Rescue of Jews By Poles During The Holocaust - Jews and The Church

Jews and The Church

The Roman Catholic Church in Poland provided many persecuted Jews with food and shelter during the war, even though monasteries gave no immunity to Polish priests and monks against the death penalty. Nearly every Catholic institution in Poland looked after a few Jews, usually children with forged Christian birth certificates and an assumed or vague identity. In particular, convents of Catholic nuns in Poland (see Sister Bertranda), played a major role in the effort to rescue and shelter Polish Jews, with the Franciscan Sisters credited with the largest number of Jewish children saved. Two thirds of all nunneries in Poland took part in the rescue, in all likelihood with the support and encouragement of the church hierarchy. These efforts were supported by local Polish bishops and the Vatican itself. The convent leaders never disclosed the exact number of children saved in their institutions, and for security reasons the rescued children were never registered. Jewish institutions have no statistics that could clarify the matter. Systematic recording of testimonies did not begin until the early 1970s. In the villages of Ożarów, Ignaców, Szymanów, and Grodzisko near Leżajsk, the Jewish children were cared for by Catholic convents and by the surrounding communities. In these villages, Christian parents did not remove their children from schools where Jewish children were in attendance.

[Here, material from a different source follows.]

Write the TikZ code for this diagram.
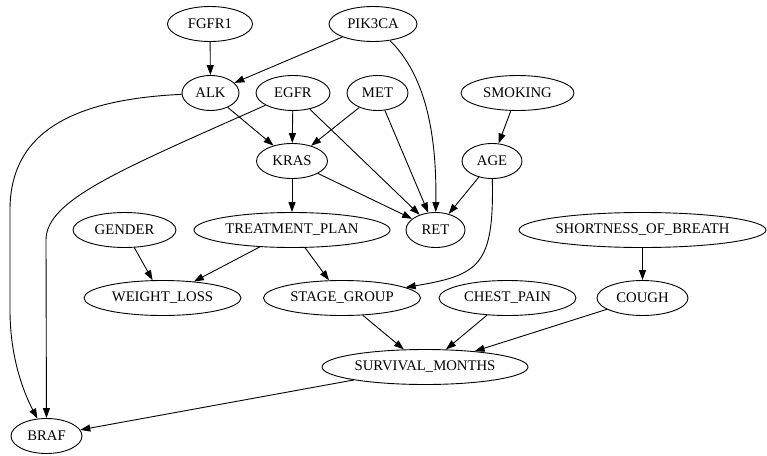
\documentclass[tikz,border=0pt]{standalone}
\usepackage{fontspec}
\setmainfont{Liberation Serif}
\usetikzlibrary{shapes.geometric}
\usetikzlibrary{arrows.meta}

\begin{document}
\begin{tikzpicture}[x=1pt,y=-1pt,
    var/.style={ellipse,draw,line width=0.9pt,inner sep=0pt,
        minimum height=35pt,font=\fontsize{14.7}{17}\selectfont},
    edge/.style={line width=0.9pt,-{Triangle[length=10pt,width=7pt]}}]
\useasboundingbox (0,0) rectangle (767,455);
\def\ra{24}
\def\rb{93}
\def\rc{161}
\def\rd{230}
\def\re{298}
\def\rf{367}
\def\rg{436}

\node[var,minimum width=85pt] (FGFR1) at (210,\ra) {FGFR1};
\node[var,minimum width=88pt] (PIK3CA) at (373,\ra) {PIK3CA};
\node[var,minimum width=57pt] (ALK) at (210.5,\rb) {ALK};
\node[var,minimum width=74pt] (EGFR) at (293,\rb) {EGFR};
\node[var,minimum width=61pt] (MET) at (377.5,\rb) {MET};
\node[var,minimum width=113pt] (SMOKING) at (517.5,\rb) {SMOKING};
\node[var,minimum width=71pt] (KRAS) at (292,\rc) {KRAS};
\node[var,minimum width=60pt] (AGE) at (492,\rc) {AGE};
\node[var,minimum width=103pt] (GENDER) at (124.5,\rd) {GENDER};
\node[var,minimum width=196pt] (TPLAN) at (292,\rd) {TREATMENT\_PLAN};
\node[var,minimum width=59pt] (RET) at (435.5,\rd) {RET};
\node[var,minimum width=247pt] (SOB) at (642.5,\rd) {SHORTNESS\_OF\_BREATH};
\node[var,minimum width=157pt] (WLOSS) at (162.5,\re) {WEIGHT\_LOSS};
\node[var,minimum width=157pt] (SGROUP) at (342,\re) {STAGE\_GROUP};
\node[var,minimum width=137pt] (CPAIN) at (507.5,\re) {CHEST\_PAIN};
\node[var,minimum width=91pt] (COUGH) at (642.5,\re) {COUGH};
\node[var,minimum width=206pt] (SURV) at (425,\rf) {SURVIVAL\_MONTHS};
\node[var,minimum width=71pt] (BRAF) at (46.5,\rg) {BRAF};

\foreach \a/\b in {FGFR1/ALK,PIK3CA/ALK,ALK/KRAS,EGFR/KRAS,MET/KRAS,
    EGFR/RET,MET/RET,KRAS/RET,SMOKING/AGE,AGE/RET,KRAS/TPLAN,
    GENDER/WLOSS,TPLAN/WLOSS,TPLAN/SGROUP,SOB/COUGH,
    SGROUP/SURV,CPAIN/SURV,COUGH/SURV,SURV/BRAF}{
    \draw[edge] (\a) -- (\b);
}
% curved edges
\draw[edge] (PIK3CA) .. controls (420,70) and (437,120) .. (RET);
\draw[edge] (AGE) .. controls (494,265) and (480,275) .. (SGROUP);
\draw[edge] (ALK) .. controls (60,100) and (10,140) .. (10,210)
    -- (10,310) .. controls (10,360) and (25,395) .. (BRAF);
\draw[edge] (EGFR) .. controls (120,170) and (46,200) .. (46,240) -- (BRAF);
\end{tikzpicture}
\end{document}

Irena Sendler head of children's section Żegota (the Council to Aid Jews) organisation cooperated very closely in saving Jewish children from the Warsaw Ghetto with social worker and catholic nun, mother provincial of Franciscan Sisters of the Family of Mary - Matylda Getter. The children were placed with Polish families, the Warsaw orphanage of the Sisters of the Family of Mary, or Roman Catholic convents such as the Little Sister Servants of the Blessed Virgin Mary Conceived Immaculate at Turkowice and Chotomów. Sister Matylda Getter rescued between 250-550 Jewish children in different education and care facilities for children in Anin, Białołęka, Chotomów, Międzylesie, Płudy, Sejny, Vilnius and others. Getter's convent was located at the entrance to the Warsaw Ghetto. When the Nazis commenced the clearing of the Ghetto in 1941, Getter took in many orphans and dispersed them among Family of Mary homes. As the Nazis began sending orphans to the gas chambers, Getter issued fake baptismal certificates, providing the children with false identities. The sisters lived in daily fear of the Germans. Michael Phayer credits Getter and the Family of Mary with rescuing more than 750 Jews.

Historians have determined that in some villages, Jewish families survived the Holocaust by living under assumed identities as Christians — with the knowledge of their neighbors, who did not betray their identities. This has been confirmed in the villages of Bielsko (Upper Silesia), in Dziurków near Radom, in Olsztyn Village near Częstochowa, in Korzeniówka near Grójec, in Łaskarzew, Sobolew, and Wilga triangle, and in several villages near Łowicz.

Some officials in the senior Polish priesthood however, remained hostile toward the Jews – a theological attitude well-known from before the war. After the war, some convents were unwilling to return children to Jewish institutions that asked for them and refused to disclose the adoptive parents' identities, forcing government agencies and courts to intervene.